The productions follow James Macdonald's previously reported revival of Peter Handke's play without words, The Hour We Knew Nothing of Each Other. And, beginning March 19, Jeremy Irons will play the lead in Never So Good, Howard Brenton's play about British Prime Minister Harold Macmillan.
On the National's Olivier stage, Hytner's revival of Shaw's Major Barbara will be followed by Fram (beginning April 17), Tony Harrison's new play about the Norwegian explorer Fridtjof Nansen starring Jasper Britton and Sian Thomas.
In June the Travalex £10 season continues with Melly Still's production of Middleton's Elizabethan play The Revenger's Tragedy with Rory Kinnear in the role of Vindice.
July sees the world premiere of Rebecca Lenkiewicz's Her Naked Son, which is set against the backdrop of the Suffragette movement. Tom Stoppard and Andre Previn's Every Good Boy Deserves Favour will be revived in August, and as previously reported, Ralph Fiennes takes on the title role of Oedipus in a new version by Frank McGuiness. At the Cottesloe, the previously announced Happy Now? (beginning Jan. 24) and the triple bill — Baby Girl by Roy Williams, DNA? by Dennis Kelly and The Miracle by Lin Coghlan (beginning Feb. 28) — will be followed by the world premiere of Simon Stephens' Harper Regan.
Mark Ravenhill's cycle of 17 plays, called Shoot/Get Treasure/Repeat, will be staged in various venues around London in conjunction The Gate Theatre, Out of Joint, Paines Plough and The Royal Court. Four of the plays will be staged at National's Lyttelton and Cottesloe theatres in April.
Lee Hall's play, The Pitman Painters, transfers to the Cottesloe from Live Theatre, Newcastle, and the ground-breaking director Katie Mitchell is to create a production based on Dostoyevsky's The Idiot with a cast featuring Ben Whishaw.
In November director Marianne Elliott will return to helm Samuel Adamson's Mrs. Affleck, which was written in response to Ibsen's Little Eyolf.

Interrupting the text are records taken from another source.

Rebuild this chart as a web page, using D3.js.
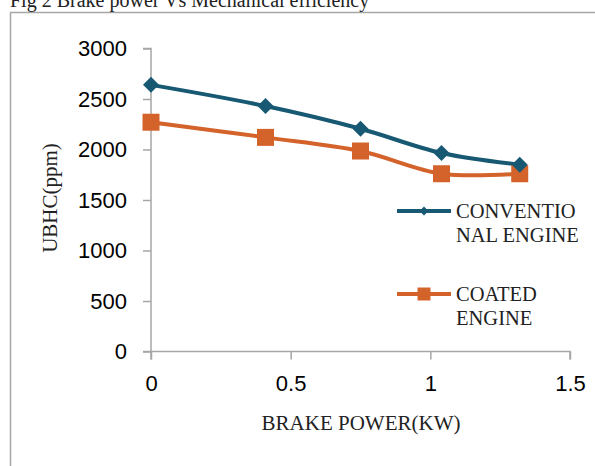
<!DOCTYPE html>
<html>
<head>
<meta charset="utf-8">
<script src="https://cdn.jsdelivr.net/npm/d3@7"></script>
<style>
  body { margin: 0; background: #fff; }
  svg { display: block; }
  .tick text { font-family: Arial, "Liberation Sans", sans-serif; font-size: 22px; fill: #000; }
  .serif { font-family: "Times New Roman", "Liberation Serif", serif; fill: #222; }
</style>
</head>
<body>
<div id="chart"></div>
<script>
// data
const brakePower = [0, 0.41, 0.75, 1.04, 1.32];
const conventional = [2640, 2430, 2205, 1965, 1850];
const coated = [2270, 2120, 1985, 1760, 1760];
const xTicks = [0, 0.5, 1, 1.5];
const yTicks = [0, 500, 1000, 1500, 2000, 2500, 3000];

const width = 595, height = 466;
const blue = '#175873', orange = '#d4622b', grey = '#a6a6a6';

const svg = d3.select('#chart').append('svg')
  .attr('width', width)
  .attr('height', height);

// frame around the figure
svg.append('path')
  .attr('d', `M10.5,${height} V12.5 H${width}`)
  .attr('fill', 'none')
  .attr('stroke', grey)
  .attr('stroke-width', 1.5);

// title, half cut off at the top like in the scan
svg.append('text')
  .attr('class', 'serif')
  .attr('x', 10)
  .attr('y', 7)
  .attr('font-size', 20)
  .text('Fig 2 Brake power Vs Mechanical efficiency');

const x = d3.scaleLinear().domain([0, 1.5]).range([151, 570]);
const y = d3.scaleLinear().domain([0, 3000]).range([351.5, 48.5]);

// axes
const xAxis = svg.append('g')
  .attr('transform', `translate(0,${y(0)})`)
  .call(d3.axisBottom(x).tickValues(xTicks).tickFormat(d3.format('')).tickSize(8).tickPadding(16));

const yAxis = svg.append('g')
  .attr('transform', `translate(${x(0)},0)`)
  .call(d3.axisLeft(y).tickValues(yTicks).tickFormat(d3.format('d')).tickSize(8).tickPadding(16));

[xAxis, yAxis].forEach(g => {
  g.select('.domain').attr('stroke', grey).attr('stroke-width', 1.5);
  g.selectAll('.tick line').attr('stroke', grey).attr('stroke-width', 1.5);
});
xAxis.select('.domain').attr('d', `M${x(0) - 8},0H${x(1.5)}V8`);
yAxis.select('.domain').attr('d', `M-8,${y(3000)}H0V${y(0) + 8}`);

// axis titles
svg.append('text')
  .attr('class', 'serif')
  .attr('x', 361)
  .attr('y', 430)
  .attr('text-anchor', 'middle')
  .attr('font-size', 21)
  .text('BRAKE POWER(KW)');

svg.append('text')
  .attr('class', 'serif')
  .attr('transform', 'translate(57,198) rotate(-90)')
  .attr('text-anchor', 'middle')
  .attr('font-size', 21)
  .text('UBHC(ppm)');

// series
const line = d3.line()
  .x(d => x(d[0]))
  .y(d => y(d[1]))
  .curve(d3.curveCatmullRom);

const diamond = h => `M0,${-h}L${h},0L0,${h}L${-h},0Z`;
const square = h => `M${-h},${-h}H${h}V${h}H${-h}Z`;

const series = [
  { name: ['CONVENTIO', 'NAL ENGINE'], values: conventional, color: blue, shape: diamond, size: 16, legendSize: 9, legendY: 211 },
  { name: ['COATED', 'ENGINE'], values: coated, color: orange, shape: square, size: 17, legendSize: 13, legendY: 294 }
];

// coated first so the conventional line sits on top
series.slice().reverse().forEach(s => {
  const pts = brakePower.map((b, i) => [b, s.values[i]]);
  svg.append('path')
    .attr('d', line(pts))
    .attr('fill', 'none')
    .attr('stroke', s.color)
    .attr('stroke-width', 4);
});

series.slice().reverse().forEach(s => {
  const pts = brakePower.map((b, i) => [b, s.values[i]]);
  svg.append('g').selectAll('path')
    .data(pts)
    .join('path')
    .attr('transform', d => `translate(${x(d[0])},${y(d[1])})`)
    .attr('d', s.shape(s.size / 2))
    .attr('fill', s.color);
});

// legend
series.forEach(s => {
  const g = svg.append('g').attr('transform', `translate(0,${s.legendY})`);
  g.append('line')
    .attr('x1', 397).attr('x2', 451)
    .attr('stroke', s.color)
    .attr('stroke-width', 4);
  g.append('path')
    .attr('transform', 'translate(424,0)')
    .attr('d', s.shape(s.legendSize / 2))
    .attr('fill', s.color);
  g.selectAll('text')
    .data(s.name)
    .join('text')
    .attr('class', 'serif')
    .attr('x', 456)
    .attr('y', (d, i) => 7 + i * 24)
    .attr('font-size', 20.5)
    .text(d => d);
});
</script>
</body>
</html>
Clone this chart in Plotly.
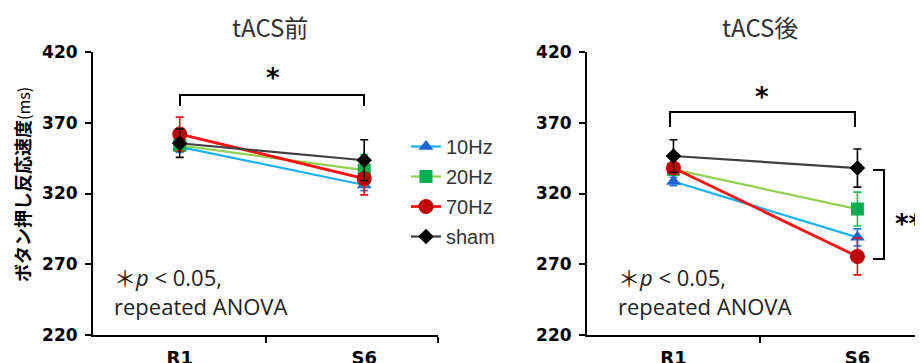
import plotly.graph_objects as go

# ---------------- data ----------------
categories = ["R1", "S6"]
cat_pos = [1, 2]
series = ["10Hz", "20Hz", "70Hz", "sham"]

pre_values = {
    "10Hz": [353, 326],
    "20Hz": [354, 336.5],
    "70Hz": [362, 330.5],
    "sham": [355.5, 343.5],
}
pre_errors = {
    "10Hz": [4, 4],
    "20Hz": [4, 11],
    "70Hz": [12, 11.5],
    "sham": [10, 14.5],
}
post_values = {
    "10Hz": [328.5, 289],
    "20Hz": [337, 309],
    "70Hz": [338, 275.5],
    "sham": [346.5, 338],
}
post_errors = {
    "10Hz": [3, 6],
    "20Hz": [3, 12],
    "70Hz": [3, 13],
    "sham": [11.5, 13.5],
}
y_ticks = [220, 270, 320, 370, 420]

# ---------------- styles ----------------
line_colors = {"10Hz": "#1AB2F5", "20Hz": "#92D050", "70Hz": "#FF1010", "sham": "#404040"}
marker_colors = {"10Hz": "#1E64D2", "20Hz": "#00B050", "70Hz": "#C00000", "sham": "#000000"}
err_colors = {"10Hz": "#2A7DE1", "20Hz": "#10C050", "70Hz": "#E81010", "sham": "#000000"}
symbols = {"10Hz": "triangle-up", "20Hz": "square", "70Hz": "circle", "sham": "diamond"}
msizes = {"10Hz": 13, "20Hz": 13, "70Hz": 15, "sham": 12}
lwidths = {"10Hz": 2.2, "20Hz": 2.2, "70Hz": 2.8, "sham": 2.2}

W, H = 923, 363
OFF = 8  # page offset of the plot div
T = 52 - OFF
B = H - (335 - OFF)
PH = H - T - B


def fx(xpx):
    return (xpx - OFF) / W


def py(ypx):
    return (H - B - (ypx - OFF)) / PH


fig = go.Figure()

for panel, (vals, errs) in enumerate([(pre_values, pre_errors), (post_values, post_errors)]):
    xa = "x" if panel == 0 else "x2"
    ya = "y" if panel == 0 else "y2"
    for i, s in enumerate(series):
        fig.add_trace(go.Scatter(
            x=cat_pos, y=vals[s], name=s, mode="lines+markers",
            xaxis=xa, yaxis=ya,
            legendgroup="g%d" % i, showlegend=(panel == 0),
            line=dict(color=line_colors[s], width=lwidths[s]),
            marker=dict(symbol=symbols[s], size=msizes[s], color=marker_colors[s],
                        line=dict(width=0)),
            error_y=dict(type="data", array=errs[s], visible=True,
                         color=err_colors[s], thickness=1.6, width=4),
        ))

axis_common = dict(
    showline=True, linecolor="black", linewidth=2, showgrid=False, zeroline=False,
)
tickfont = dict(family="DejaVu Sans", size=17, color="black", weight="bold")
xtickfont = dict(family="DejaVu Sans", size=18, color="black", weight="bold")

fig.update_layout(
    width=W, height=H,
    margin=dict(l=0, r=0, t=T, b=B),
    paper_bgcolor="white", plot_bgcolor="white",
    xaxis=dict(domain=[fx(93), fx(438)], range=[0.53, 2.4], tickvals=cat_pos, ticktext=categories,
               ticks="", tickfont=xtickfont, ticklabelstandoff=5,
               minor=dict(tickvals=[1.47, 2.4], ticks="outside", ticklen=6, tickwidth=2, tickcolor="black"),
               **axis_common),
    yaxis=dict(range=[220, 420], tickvals=y_ticks, ticks="outside", ticklen=6, tickwidth=2,
               tickcolor="black", tickfont=tickfont, ticklabelstandoff=4, **axis_common),
    xaxis2=dict(domain=[fx(587), 1.0], range=[0.53, 2.4], tickvals=cat_pos, ticktext=categories,
                ticks="", tickfont=xtickfont, ticklabelstandoff=5, anchor="y2",
                minor=dict(tickvals=[1.47], ticks="outside", ticklen=6, tickwidth=2, tickcolor="black"),
                **axis_common),
    yaxis2=dict(range=[220, 420], tickvals=y_ticks, ticks="outside", ticklen=6, tickwidth=2,
                tickcolor="black", tickfont=tickfont, ticklabelstandoff=4, anchor="x2", **axis_common),
    legend=dict(x=fx(406), xanchor="left", y=py(127), yanchor="top",
                font=dict(family="Liberation Sans", size=20, color="#333333"),
                bgcolor="rgba(0,0,0,0)", tracegroupgap=1, itemwidth=30),
    showlegend=True,
)

note_font = dict(family="Open Sans, Noto Sans CJK JP", size=22, color="#222222")
annotations = [
    dict(text="tACS前", x=fx(270), y=py(26), xref="paper", yref="paper", showarrow=False,
         xanchor="center", yanchor="middle",
         font=dict(family="Noto Sans CJK JP", size=24, color="#333333")),
    dict(text="tACS後", x=fx(760), y=py(26), xref="paper", yref="paper", showarrow=False,
         xanchor="center", yanchor="middle",
         font=dict(family="Noto Sans CJK JP", size=24, color="#333333")),
    dict(text="<b>ボタン押し反応速度</b><span style='font-size:16px'>(ms)</span>",
         x=fx(22), y=py(185), xref="paper", yref="paper", showarrow=False, textangle=-90,
         xanchor="center", yanchor="middle",
         font=dict(family="Noto Sans CJK JP", size=18, color="black")),
    dict(text="＊<i>p</i> &lt; 0.05,<br>repeated ANOVA", x=fx(112), y=py(291), xref="paper", yref="paper",
         showarrow=False, align="left", xanchor="left", yanchor="middle", font=note_font),
    dict(text="＊<i>p</i> &lt; 0.05,<br>repeated ANOVA", x=fx(616), y=py(291), xref="paper", yref="paper",
         showarrow=False, align="left", xanchor="left", yanchor="middle", font=note_font),
    dict(text="<b>*</b>", x=fx(273), y=py(78), xref="paper", yref="paper", showarrow=False,
         xanchor="center", yanchor="middle",
         font=dict(family="DejaVu Sans", size=26, color="black")),
    dict(text="<b>*</b>", x=fx(762), y=py(97), xref="paper", yref="paper", showarrow=False,
         xanchor="center", yanchor="middle",
         font=dict(family="DejaVu Sans", size=26, color="black")),
    dict(text="<b>**</b>", x=fx(893), y=py(224), xref="paper", yref="paper", showarrow=False,
         xanchor="left", yanchor="middle", font=dict(family="DejaVu Sans", size=26, color="black")),
]
fig.update_layout(annotations=annotations)

br = dict(color="black", width=2)


def bracket(pts):
    p = "M %f %f" % (fx(pts[0][0]), py(pts[0][1]))
    for x, y in pts[1:]:
        p += " L %f %f" % (fx(x), py(y))
    return dict(type="path", xref="paper", yref="paper", path=p, line=br)


shapes = [
    bracket([(180, 106), (180, 95), (364, 95), (364, 106)]),
    bracket([(670, 127), (670, 112), (855, 112), (855, 127)]),
    bracket([(873, 170), (884, 170), (884, 259), (873, 259)]),
]
fig.update_layout(shapes=shapes)

fig.write_html("out.html")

David Hare's new play, Gethsemane, will premiere early in 2009 with Howard Davies directing.
Commenting on the season Hytner said, "2008 will be the most ambitious year since I became the National's director. It will be marked above all by the extraordinary confidence of British playwriting, which is in evidence all over the country, at theatres large and small. We have four new plays from the current great generation of major English playwrights, and eight from their successors. Many of them are on an epic scale, and they share the repertoire with an unprecedented profusion of classics, devised shows, physical theatre and dance theatre. The National is only part of a surge of creative energy throughout the British theatre, and I'm looking forward to seeing the results on our stages."